In the Paris iteration of the United Nations Framework Convention on Climate Change it took just 2 weeks for 196 countries to agree to limit global warming to below 2℃.
The 196 have agreed to the following conditions outlined in the Paris Agreement:
- Participating Countries have agreed to keep temperatures “well below 2℃ above pre-industrial levels”, with the aim to limit the increase to 1.5℃.
- Individual countries have committed to emissions targets from 2020 onwards.
- Developed countries will jointly provide $100 billion per year by 2020 to help developing countries achieve their targets.
- Emission targets will be reviewed every five years.
- ‘Carbon sinks’ (natural or artificial carbon storage, such as forests) to be introduced to balance out greenhouse gas emissions by the later half of the 21st
The big surprise to climate change experts was the achievement of a unilateral 1.5℃ target and “net zero emissions” long-term goal as soon as possible after mid-century. The agreement to targets, and financial commitment to assist developing countries shift to renewable energy, left commentators in no doubt that the climate science has had some impact finally in the global political sphere.

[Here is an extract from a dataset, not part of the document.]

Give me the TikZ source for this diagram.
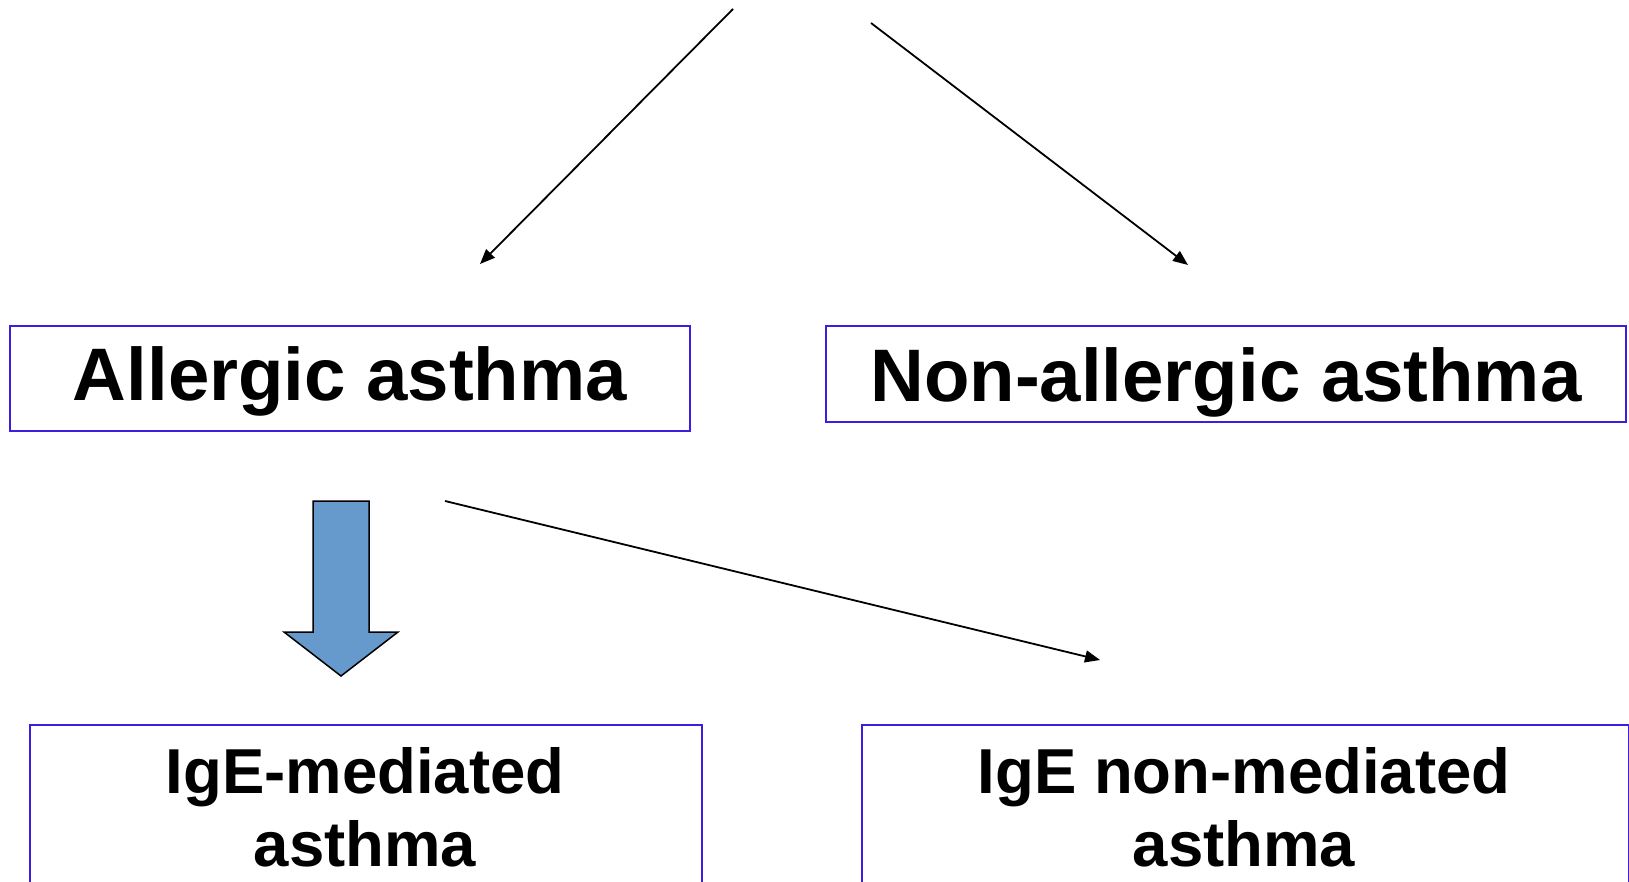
\documentclass[tikz,border=0pt]{standalone}
\usepackage{fontspec}
\setmainfont{Liberation Sans}
\usetikzlibrary{arrows.meta}
\definecolor{boxblue}{HTML}{3C1EE0}
\definecolor{arrowfill}{HTML}{6699CC}
\begin{document}
\begin{tikzpicture}[x=1pt,y=-1pt,
  frame/.style={draw=boxblue,line width=1.8pt,inner sep=0pt,
    font=\bfseries\fontsize{74.4}{86}\selectfont},
  lowlbl/.style={inner sep=0pt,align=center,
    font=\bfseries\fontsize{63.5}{73}\selectfont},
  conn/.style={line width=1.8pt,-{Triangle[length=15pt,width=12pt]}},
  blockarrow/.style={fill=arrowfill,draw=black,line width=1.5pt,line join=miter}]
\useasboundingbox (0,0) rectangle (1629,882);
\clip (0,0) rectangle (1629,882);
% top-level boxes
\node[frame,minimum width=680pt,text height=74pt,text depth=31pt] (allergic) at (350,400) [anchor=base] {Allergic asthma};
\node[frame,minimum width=800pt,text height=75pt,text depth=21pt] (nonallergic) at (1226,401) [anchor=base] {Non-allergic asthma};
% bottom boxes (cut off by the page edge)
\node[draw=boxblue,line width=1.8pt,minimum width=672pt,minimum height=220pt,anchor=north west,inner sep=0pt] (igebox) at (29,724) {};
\node[draw=boxblue,line width=1.8pt,minimum width=767pt,minimum height=220pt,anchor=north west,inner sep=0pt] (nonigebox) at (861,724) {};
\node[lowlbl,anchor=base] (ige1) at (365,793) {IgE-mediated};
\node[lowlbl,anchor=base] (ige2) at (365,866) {asthma};
\node[lowlbl,anchor=base] (nonige1) at (1244,793) {IgE non-mediated};
\node[lowlbl,anchor=base] (nonige2) at (1244,866) {asthma};
% connectors with free ends
\coordinate (s1) at (733,9);
\coordinate (e1) at (480,264);
\coordinate (s2) at (871,23);
\coordinate (e2) at (1188,265);
\coordinate (s3) at (445,501);
\coordinate (e3) at (1100,660);
\draw[conn] (s1) -- (e1);
\draw[conn] (s2) -- (e2);
\draw[conn] (s3) -- (e3);
% block arrow
\draw[blockarrow] (313,501) -- (369,501) -- (369,632) -- (398,632) -- (341,676)
  -- (284,632) -- (313,632) -- cycle;
\end{tikzpicture}
\end{document}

The USA- China joint statement on clean energy cooperation was a stand out accomplishment that is being hailed as the moment that solidified the real possibility of change, in this iteration of conference talks.
The star of negotiations has been COP President and French Foreign Minister Laurent Fabius, who despite the horrendous attacks that took place on the eve of the conference and associated security concerns, ran a very successful conference. Fabius is being celebrated for skillfully managing the negotiations through tensions, compromises and last minute developments.
Though some are still skeptical about the agreement’s viability and the political commitment from countries who initially opposed the 1.5℃ target, some environmental scientists are praising the agreement as a great milestone.
Peter Christoff, Associate Professor, School of Geography, University of Melbourne is hopeful:
“The new goal is not empty symbolism. It is still achievable and has beneficial real-world implications. It ramps up urgency, strengthens expectations for rapid mitigation by governments and the private sector, and intensifies pressure for funding transfers to the developing world.”
The pressure is now on governments to fulfill this target, no doubt we will begin to see what renewable energy plans have been kept up sleeves, while fossil fuel industries shift uncomfortably.